После трех тысячелетий специалистского взрыва, отмечает Мак-люэн в «Понимании медиа», мир с наступлением электрической эпохи начал сжиматься и стал как деревня. Философ так и называет это новое сообщество: глобальная деревня. Благодаря «электрическим» (по Маклюэну) средствам массовых коммуникаций все люди оказываются мгновенно вовлечены в жизнь друг друга, человек на новом этапе возвращается к аудиотактильному типу, а национальное государство проходит, вероятно, этап инволюции. Чрезвычайно возрастает уязвимость людей и государств, а потому — и их ответственность за судьбы мира. Люди, вовлеченные в привязанность друг к другу и участие, попадают в Эпоху Тревоги, предупреждает философ. Специалистские медиа (например, деньги, колесо, письмо,
по Маклюэну) — детрайбализируют, неспециалистская электрическая (электронная) технология — ретрайбализирует. В результате западный мир обращается в восточный, а восточный — в западный. Запад возвращается в трайбалистский мир, поскольку технологии допускают предельную степень разрозненности, прерывности. Отсюда — общемировая тенденция к отделению (кроме СССР и РФ можно привести в пример Каталонию в Испании, Шотландию, Северную Ирландию и Уэльс в Великобритании, периодически возникающие идеи отделения некоторых штатов от США и т. д.).

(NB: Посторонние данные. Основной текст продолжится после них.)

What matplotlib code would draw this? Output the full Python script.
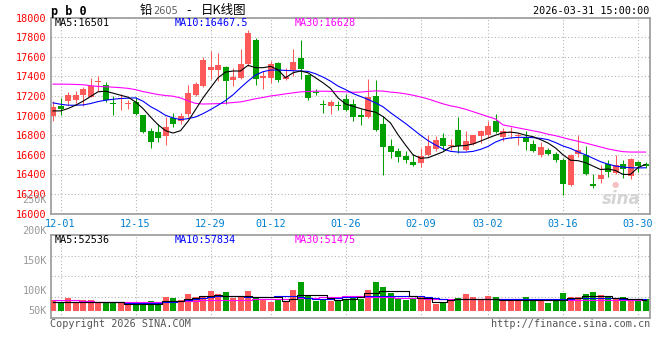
import numpy as np
import pandas as pd
import matplotlib
matplotlib.use('Agg')
import matplotlib.pyplot as plt

# trading days shown (Nov 28 2025 .. Mar 31 2026, minus holidays)
holidays = ['2026-01-01', '2026-01-02', '2026-02-16', '2026-02-17', '2026-02-18',
            '2026-02-19', '2026-02-20', '2026-02-23']
days = pd.bdate_range('2025-11-28', '2026-03-31')
days = days[~days.isin(pd.to_datetime(holidays))]
day_labels = list(days.strftime('%m-%d'))
tick_labels = ['12-01', '12-15', '12-29', '01-12', '01-26', '02-09', '03-02', '03-16', '03-30']

opens = [16993, 17102, 17147, 17160, 17212, 17191, 17338, 17311, 17130, 17165,
         17118, 17140, 17010, 16839, 16832, 16795, 16976, 16942, 17017, 17208,
         17301, 17461, 17461, 17496, 17359, 17379, 17523, 17776, 17379, 17379,
         17540, 17369, 17461, 17591, 17413, 17242, 17116, 17096, 17099, 17174,
         17119, 16996, 16986, 17198, 16914, 16685, 16634, 16589, 16531, 16514,
         16599, 16661, 16771, 16688, 16856, 16651, 16709, 16788, 16798, 16948,
         16778, 16825, 16795, 16778, 16709, 16593, 16648, 16606, 16548, 16292,
         16606, 16593, 16302, 16350, 16504, 16411, 16504, 16387, 16531, 16507]
highs = [17147, 17181, 17236, 17246, 17287, 17386, 17400, 17345, 17198, 17222,
         17164, 17191, 17010, 16873, 16914, 16983, 17027, 17027, 17308, 17345,
         17598, 17660, 17643, 17506, 17489, 17677, 17872, 17790, 17455, 17557,
         17545, 17489, 17684, 17769, 17420, 17273, 17164, 17164, 17147, 17222,
         17174, 17072, 17376, 17359, 16993, 16764, 16668, 16634, 16606, 16668,
         16798, 16788, 16822, 16760, 16986, 16846, 16805, 16856, 16942, 17017,
         16873, 16880, 16822, 16839, 16750, 16730, 16668, 16627, 16572, 16610,
         16798, 16685, 16401, 16497, 16548, 16599, 16548, 16565, 16540, 16530]
lows = [16942, 17003, 17106, 17127, 17102, 17188, 17246, 17140, 17010, 17061,
        17072, 17003, 16822, 16668, 16730, 16702, 16880, 16914, 16990, 17198,
        17290, 17369, 17352, 17119, 17301, 17370, 17510, 17308, 17267, 17335,
        17345, 17360, 17403, 17369, 17164, 17210, 17027, 17017, 17061, 17050,
        16942, 16907, 16976, 16846, 16394, 16565, 16524, 16514, 16490, 16480,
        16590, 16641, 16651, 16651, 16617, 16640, 16700, 16719, 16771, 16820,
        16736, 16770, 16695, 16651, 16630, 16582, 16595, 16531, 16190, 16285,
        16582, 16390, 16258, 16312, 16377, 16400, 16367, 16350, 16420, 16470]
closes = [17085, 17072, 17212, 17208, 17270, 17301, 17345, 17160, 17120, 17175,
          17128, 17017, 16832, 16730, 16771, 16880, 16914, 17000, 17232, 17318,
          17564, 17496, 17513, 17352, 17393, 17523, 17838, 17369, 17400, 17523,
          17359, 17393, 17550, 17472, 17181, 17229, 17110, 17140, 17093, 17061,
          16989, 16990, 17191, 16856, 16675, 16627, 16582, 16548, 16497, 16589,
          16692, 16754, 16692, 16695, 16685, 16743, 16798, 16846, 16897, 16832,
          16846, 16832, 16800, 16730, 16641, 16678, 16606, 16548, 16299, 16599,
          16648, 16401, 16285, 16394, 16421, 16497, 16456, 16558, 16487, 16487]

ma5 = [17048, 17048, 17072, 17106, 17147, 17195, 17243, 17249, 17229, 17208,
       17188, 17140, 17072, 16986, 16907, 16846, 16822, 16846, 16942, 17061,
       17181, 17284, 17386, 17444, 17455, 17455, 17513, 17489, 17489, 17502,
       17468, 17386, 17437, 17455, 17437, 17386, 17335, 17277, 17181, 17119,
       17095, 17072, 17051, 17035, 16990, 16925, 16805, 16700, 16600, 16565,
       16570, 16600, 16630, 16680, 16690, 16695, 16710, 16740, 16771, 16800,
       16825, 16832, 16822, 16800, 16785, 16755, 16720, 16670, 16600, 16545,
       16540, 16520, 16485, 16450, 16455, 16440, 16400, 16400, 16470, 16501]
ma10 = [17130, 17116, 17106, 17106, 17109, 17123, 17143, 17157, 17167, 17174,
        17178, 17181, 17147, 17092, 17051, 17003, 16976, 16959, 16969, 16986,
        17020, 17061, 17106, 17154, 17212, 17284, 17352, 17414, 17448, 17465,
        17465, 17461, 17458, 17455, 17451, 17427, 17393, 17352, 17301, 17266,
        17225, 17195, 17165, 17130, 17090, 17030, 16975, 16920, 16860, 16800,
        16745, 16700, 16660, 16635, 16628, 16627, 16635, 16655, 16685, 16730,
        16760, 16772, 16778, 16778, 16775, 16768, 16755, 16725, 16690, 16665,
        16630, 16600, 16565, 16530, 16505, 16485, 16475, 16468, 16466, 16467.5]
ma30 = [17321, 17321, 17320, 17318, 17315, 17305, 17298, 17294, 17290, 17285,
        17278, 17265, 17245, 17230, 17215, 17205, 17198, 17180, 17150, 17125,
        17118, 17120, 17122, 17126, 17133, 17140, 17155, 17172, 17185, 17200,
        17210, 17222, 17232, 17242, 17246, 17249, 17249, 17247, 17245, 17243,
        17238, 17240, 17247, 17252, 17250, 17240, 17233, 17222, 17208, 17190,
        17170, 17145, 17120, 17100, 17085, 17065, 17040, 17015, 16990, 16965,
        16905, 16890, 16875, 16860, 16845, 16830, 16810, 16795, 16775, 16755,
        16738, 16720, 16700, 16680, 16660, 16645, 16632, 16628, 16628, 16628]

# volume in thousands of lots
volumes = [52, 44, 62, 39, 51, 52, 41, 41, 41, 39,
           39, 38, 28, 46, 33, 67, 62, 52, 82, 67,
           73, 96, 82, 91, 62, 72, 96, 69, 52, 44,
           57, 47, 101, 142, 72, 47, 56, 47, 47, 56,
           72, 56, 101, 142, 118, 88, 64, 52, 64, 67,
           52, 33, 44, 56, 64, 82, 67, 56, 72, 65,
           56, 47, 47, 65, 56, 47, 38, 56, 88, 65,
           65, 82, 91, 77, 65, 56, 65, 56, 56, 56]
vol_ma5 = [43, 43, 43, 43, 43, 43, 43, 43, 43, 43,
           35, 35, 32, 32, 32, 46, 46, 46, 57, 62,
           70, 70, 78, 73, 73, 70, 70, 65, 65, 65,
           65, 49, 59, 78, 78, 78, 78, 62, 54, 59,
           59, 65, 86, 86, 97, 97, 97, 94, 70, 62,
           62, 43, 43, 54, 59, 59, 59, 59, 59, 59,
           54, 54, 54, 54, 54, 54, 54, 54, 54, 62,
           62, 70, 70, 70, 70, 62, 62, 58, 55, 52.5]
vol_ma10 = [43, 43, 43, 43, 43, 43, 43, 43, 43, 43,
            40, 40, 40, 40, 40, 43, 43, 45, 50, 56,
            62, 66, 70, 70, 70, 70, 68, 66, 66, 66,
            70, 70, 70, 66, 62, 59, 59, 59, 62, 65,
            65, 65, 70, 73, 73, 73, 73, 73, 70, 70,
            68, 62, 56, 54, 56, 59, 59, 59, 59, 59,
            57, 57, 56, 56, 56, 56, 56, 56, 57, 59,
            60, 62, 62, 62, 62, 60, 59, 58, 58, 57.8]
vol_ma30 = [52, 52, 52, 52, 48, 46, 44, 43, 43, 43,
            43, 43, 43, 43, 43, 44, 46, 46, 47, 48,
            50, 51, 51, 51, 51, 52, 54, 55, 56, 57,
            57, 57, 58, 60, 62, 64, 66, 68, 69, 70,
            70, 70, 69, 68, 67, 66, 64, 62, 61, 60,
            59, 59, 59, 59, 59, 59, 58, 58, 57, 57,
            56, 56, 55, 55, 54, 54, 54, 53, 53, 53,
            53, 52, 52, 52, 52, 52, 52, 51.5, 51.5, 51.5]

RED = '#ff5a5a'
GREEN = '#00a000'
GRIDC = '#b4b4b4'
BORDER = '#a0a0a0'
MONO = 'DejaVu Sans Mono'
W, H = 660, 360

x = np.arange(len(days))
o = np.array(opens)
c = np.array(closes)
up = c >= o
cols = [RED if u else GREEN for u in up]
tick_pos = [day_labels.index(t) for t in tick_labels]

fig = plt.figure(figsize=(W / 100, H / 100), dpi=100)
fig.patch.set_facecolor('white')


def px_box(left, top, right, bottom):
    return [left / W, 1 - bottom / H, (right - left) / W, (bottom - top) / H]


def ftext(px, py, s, **kw):
    fig.text(px / W, 1 - py / H, s, **kw)


ax = fig.add_axes(px_box(50.7, 17.6, 650, 213.6))
ax2 = fig.add_axes(px_box(50.7, 235, 650, 318))

for a in (ax, ax2):
    for sp in a.spines.values():
        sp.set_color(BORDER)
        sp.set_linewidth(1.3)
    a.set_xlim(-0.31, 79.6)
    a.set_xticks(tick_pos)
    a.tick_params(length=0)
    a.grid(True, color=GRIDC, linestyle=(0, (1, 2)), linewidth=0.8)
    a.set_axisbelow(True)

# price panel
ax.set_ylim(16000, 18000)
ax.set_yticks(np.arange(16000, 18001, 200))
ax.set_yticklabels([str(v) for v in range(16000, 18001, 200)],
                   family=MONO, fontsize=7.3, color='#ff0000')
ax.tick_params(axis='y', pad=3)
ax.set_xticklabels(tick_labels, family=MONO, fontsize=7.3, color='#0080d0')
ax.tick_params(axis='x', pad=4)

ax.vlines(x, lows, highs, colors=cols, linewidth=0.75, zorder=2)
body_h = np.maximum(np.abs(c - o), 12)
ax.bar(x, body_h, bottom=np.minimum(o, c), width=0.8, color=cols,
       linewidth=0, zorder=3)
ax.plot(x, ma30, color='#ff00ff', linewidth=0.8, zorder=4)
ax.plot(x, ma10, color='#0000ff', linewidth=0.8, zorder=4)
ax.plot(x, ma5, color='black', linewidth=0.8, zorder=5)

# volume panel
ax2.set_ylim(-36, 371)
ax2.set_yticks(np.linspace(-36, 371, 5)[1:-1])
ax2.set_yticklabels([])
ax2.set_xticklabels([])
ax2.bar(x, volumes, width=0.8, color=cols, linewidth=0, zorder=3)
ax2.plot(x, vol_ma30, color='#ff00ff', linewidth=0.8, drawstyle='steps-mid', zorder=4)
ax2.plot(x, vol_ma10, color='#0000ff', linewidth=0.8, drawstyle='steps-mid', zorder=4)
ax2.plot(x, vol_ma5, color='black', linewidth=0.8, drawstyle='steps-mid', zorder=5)

# header texts
ftext(51, 11.5, 'p b 0', family=MONO, fontsize=8.5, weight='bold', va='center')
ftext(140, 10.5, '铅', family=['Noto Sans CJK SC'], fontsize=9, va='center')
ftext(153, 11, '2605', family=['DejaVu Sans'], fontsize=7, color='#606060', va='center')
ftext(186, 10.5, '-', family=['DejaVu Sans'], fontsize=9, va='center')
ftext(201, 10.5, '日K线图', family=['Noto Sans CJK SC'], fontsize=9, va='center')
ftext(649, 11.5, '2026-03-31 15:00:00', family=MONO, fontsize=7.3, ha='right', va='center')

ftext(55, 23.5, 'MA5:16501', family=MONO, fontsize=7.3, color='black', va='center')
ftext(175, 23.5, 'MA10:16467.5', family=MONO, fontsize=7.3, color='#0000ff', va='center')
ftext(295, 23.5, 'MA30:16628', family=MONO, fontsize=7.3, color='#ff00ff', va='center')

ftext(55, 240, 'MA5:52536', family=MONO, fontsize=7.3, color='black', va='center')
ftext(175, 240, 'MA10:57834', family=MONO, fontsize=7.3, color='#0000ff', va='center')
ftext(295, 240, 'MA30:51475', family=MONO, fontsize=7.3, color='#ff00ff', va='center')

# volume axis labels (as laid out on the original)
vol_labels = ['250K', '200K', '150K', '100K', '50K']
vol_label_y = [200, 230.7, 260.7, 290.7, 310.7]
for s, yy in zip(vol_labels, vol_label_y):
    ftext(47, yy, s, family=MONO, fontsize=7.3, color='#999999', ha='right', va='center')

ftext(50, 324, 'Copyright 2026 SINA.COM', family=MONO, fontsize=7.3, color='#555555',
      va='center')
ftext(650, 324, 'http://finance.sina.com.cn', family=MONO, fontsize=7.3,
      color='#555555', ha='right', va='center')

# watermark
ftext(621, 199, 'sina', family=['DejaVu Sans'], fontsize=12, weight='bold',
      style='italic', color='#d4d4d4', ha='center', va='center')
ftext(615, 185, '●', family=['DejaVu Sans'], fontsize=6, color='#f5c0c0',
      ha='center', va='center')

fig.savefig('out.png', dpi=100, facecolor='white')
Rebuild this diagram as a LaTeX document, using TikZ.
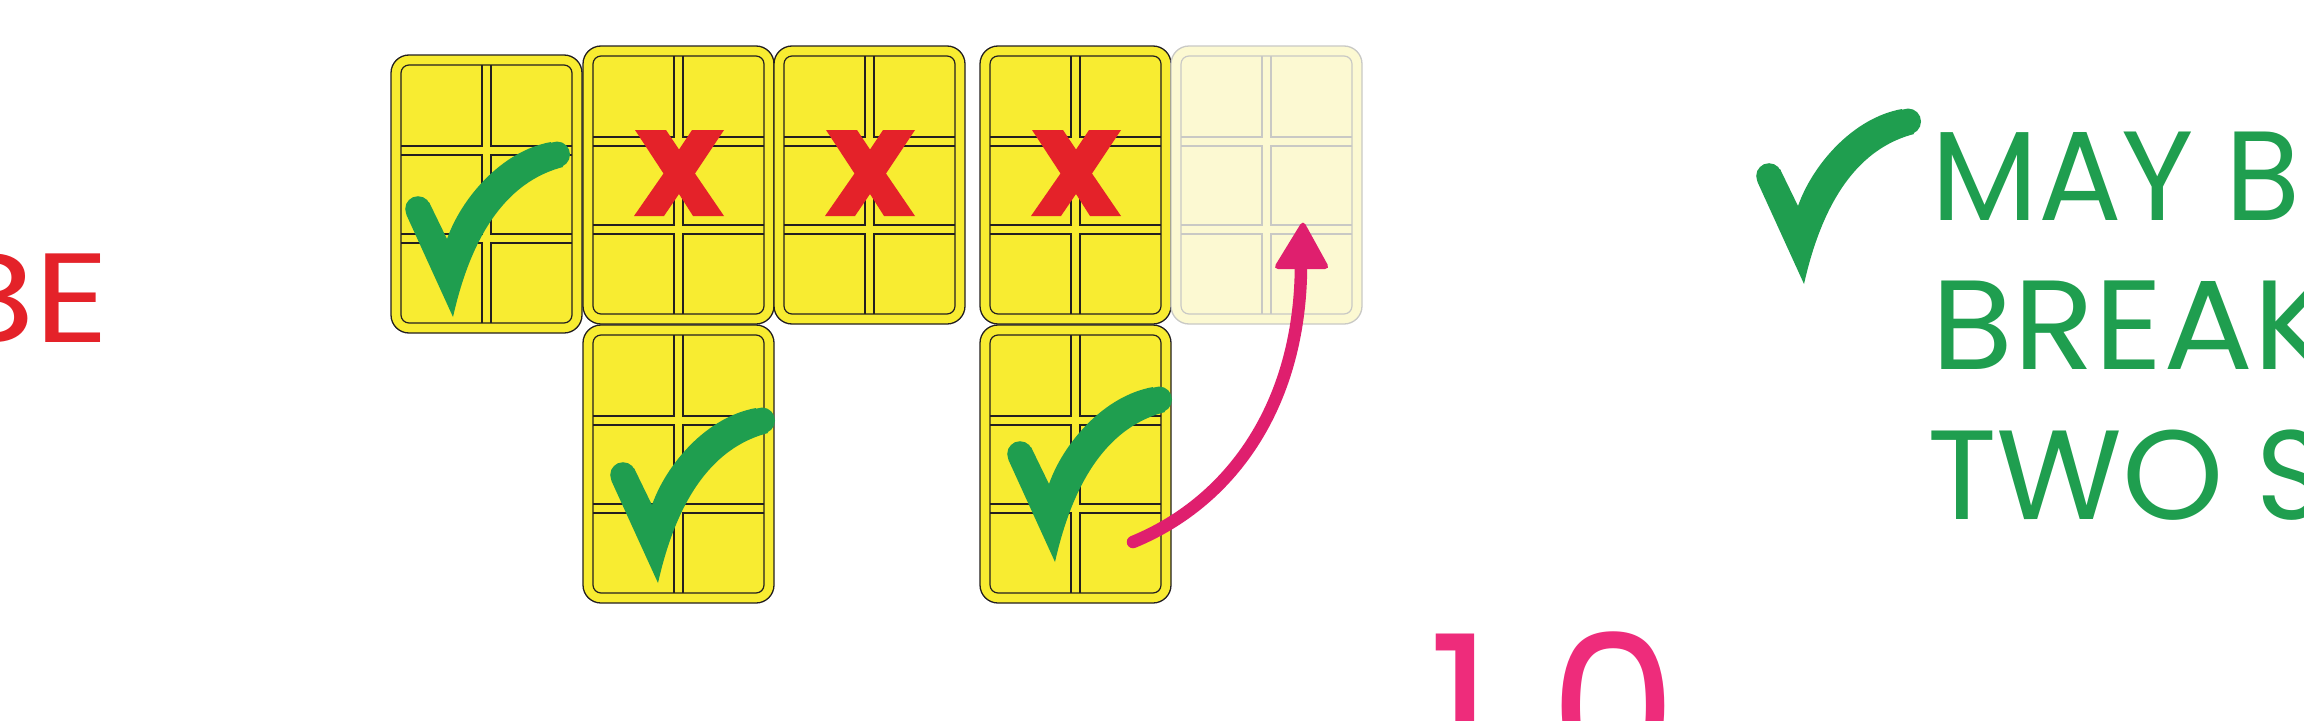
\documentclass[tikz,border=0pt]{standalone}
\usepackage{graphicx}
\usepackage{fontspec}
\setmainfont{Poppins}
\definecolor{tileY}{RGB}{248,236,49}
\definecolor{tileL}{RGB}{35,31,32}
\definecolor{fadeY}{RGB}{252,249,210}
\definecolor{fadeL}{RGB}{201,201,197}
\definecolor{checkG}{RGB}{31,158,79}
\definecolor{xRed}{RGB}{228,34,41}
\definecolor{pinkTen}{RGB}{238,44,123}
\definecolor{arrowPink}{RGB}{223,31,110}
\tikzset{
  pics/tile/.style n args={2}{code={
    \draw[line width=1.3pt, draw=#2, fill=#1, rounded corners=18pt] (0,0) rectangle (191,278);
    \draw[line width=1.2pt, draw=#2, rounded corners=8pt] (10,10) rectangle (181,268);
    \draw[line width=1.2pt, draw=#2, line join=miter]
      (91,10) -- (91,91) -- (10,91)
      (100,10) -- (100,91) -- (181,91)
      (10,100) -- (91,100) -- (91,179) -- (10,179)
      (181,100) -- (100,100) -- (100,179) -- (181,179)
      (10,188) -- (91,188) -- (91,268)
      (181,188) -- (100,188) -- (100,268);
  }},
  pics/checkmark/.style={code={
    \fill[checkG] (0,0) -- (-46.5,-102) -- (-24,-115) -- (-6,-78)
      .. controls (8,-118) and (48,-166) .. (98,-175) -- (110,-150)
      .. controls (64,-138) and (22,-98) .. (0,0) -- cycle;
    \fill[checkG] (-35,-108) circle (12.8pt);
    \fill[checkG] (104,-162.5) circle (13pt);
  }},
  pics/xmark/.style={code={
    \fill[xRed] (-44,-43) -- (-13,-43) -- (0,-23.5) -- (13,-43) -- (45,-43)
      -- (16,0.5) -- (45,43) -- (14,43) -- (0,21) -- (-15,43) -- (-45,43)
      -- (-15.5,0.5) -- cycle;
  }},
  bigtext/.style={font=\fontsize{127}{150}\selectfont, inner sep=0pt, anchor=base west},
}
\begin{document}
\begin{tikzpicture}[x=1pt, y=-1pt]
  \fill[white] (0,0) rectangle (2304,720);
  \useasboundingbox (0,0) rectangle (2304,720);

  % red text at left (cut off)
  \node[font=\fontsize{127}{150}\selectfont, inner sep=0pt, anchor=base east, text=xRed, xscale=1.15] (be) at (110,342) {BE};

  % tiles
  \pic at (391,55) {tile={tileY}{tileL}};
  \pic at (583,46) {tile={tileY}{tileL}};
  \pic at (774,46) {tile={tileY}{tileL}};
  \pic at (980,46) {tile={tileY}{tileL}};
  \pic at (1171,46) {tile={fadeY}{fadeL}};
  \pic at (583,325) {tile={tileY}{tileL}};
  \pic at (980,325) {tile={tileY}{tileL}};

  % marks
  \pic at (679,173) {xmark};
  \pic at (870,173) {xmark};
  \pic at (1076,173) {xmark};
  \pic at (453,317) {checkmark};
  \pic at (658,583) {checkmark};
  \pic at (1055,562) {checkmark};
  \pic at (1804,284) {checkmark};

  % arrow
  \coordinate (aS) at (1133,542);
  \coordinate (aB) at (1301,264);
  \coordinate (aT) at (1303,220);
  \draw[arrowPink, line width=12.5pt, line cap=round] (aS) .. controls (1235,500) and (1301,400) .. (aB);
  \fill[arrowPink, rounded corners=5pt] (aT) -- (1330,269) -- (1273,269) -- cycle;

  % green text (cut off at right)
  \node[bigtext, text=checkG] (l1) at (1931,220)
    {\resizebox{263pt}{\height}{MAY}\kern31pt\resizebox{75pt}{\height}{B}};
  \node[bigtext, text=checkG] (l2) at (1931,369.5)
    {\resizebox{402pt}{\height}{BREAK}};
  \node[bigtext, text=checkG] (l3) at (1927,519.5)
    {\resizebox{297pt}{\height}{TWO}\kern32pt\resizebox{70pt}{\height}{S}};

  % pink number (cut off at bottom)
  \node[font=\fontsize{204}{210}\selectfont, inner sep=0pt, anchor=north west, text=pinkTen] (ten) at (1428,632) {1\kern56pt 0};
\end{tikzpicture}
\end{document}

Маклюэн полагал, что общие интересы и скорости электронной эпохи объединяют человечество в одно племя. Сегодня глобалист-ские процессы потерпели провал, и можно считать, что речи ни о какой общей ответственности и общих интересах человечества идти не может. В настоящее время процессы регионализации и нового шовинизма от его мягких форм до неорасизма объективно противостоят всевластию транснациональных корпораций.
Открытое общество, исполненное приращения и однородности, согласно Маклюэну, порождает национальные государства: «Открытое общество является открытым благодаря единообразной книгопечатной образовательной переработке, которая позволяет любой группе осуществлять бесконечную экспансию путем приращения. Печатная книга, базирующаяся на типографском единообразии и повторяемости визуального порядка, была первой машиной преподавания, так же как книгопечатание было первой механизацией ручной работы. Вместе с тем, несмотря на крайнюю фрагментацию, или специализацию, человеческого действия, необходимую для возникновения печатного слова, печатная книга представляет собой богатую смесь прежних культурных изобретений... Психические и социальные последствия печати включали постепенное гомогенизирующее распространение ее делимого и единообразного характера на разные регионы, приведшее в конце концов к тому возрастанию власти, энергии и агрессии, которое мы связываем с новыми национализма-ми» [2, с. 198].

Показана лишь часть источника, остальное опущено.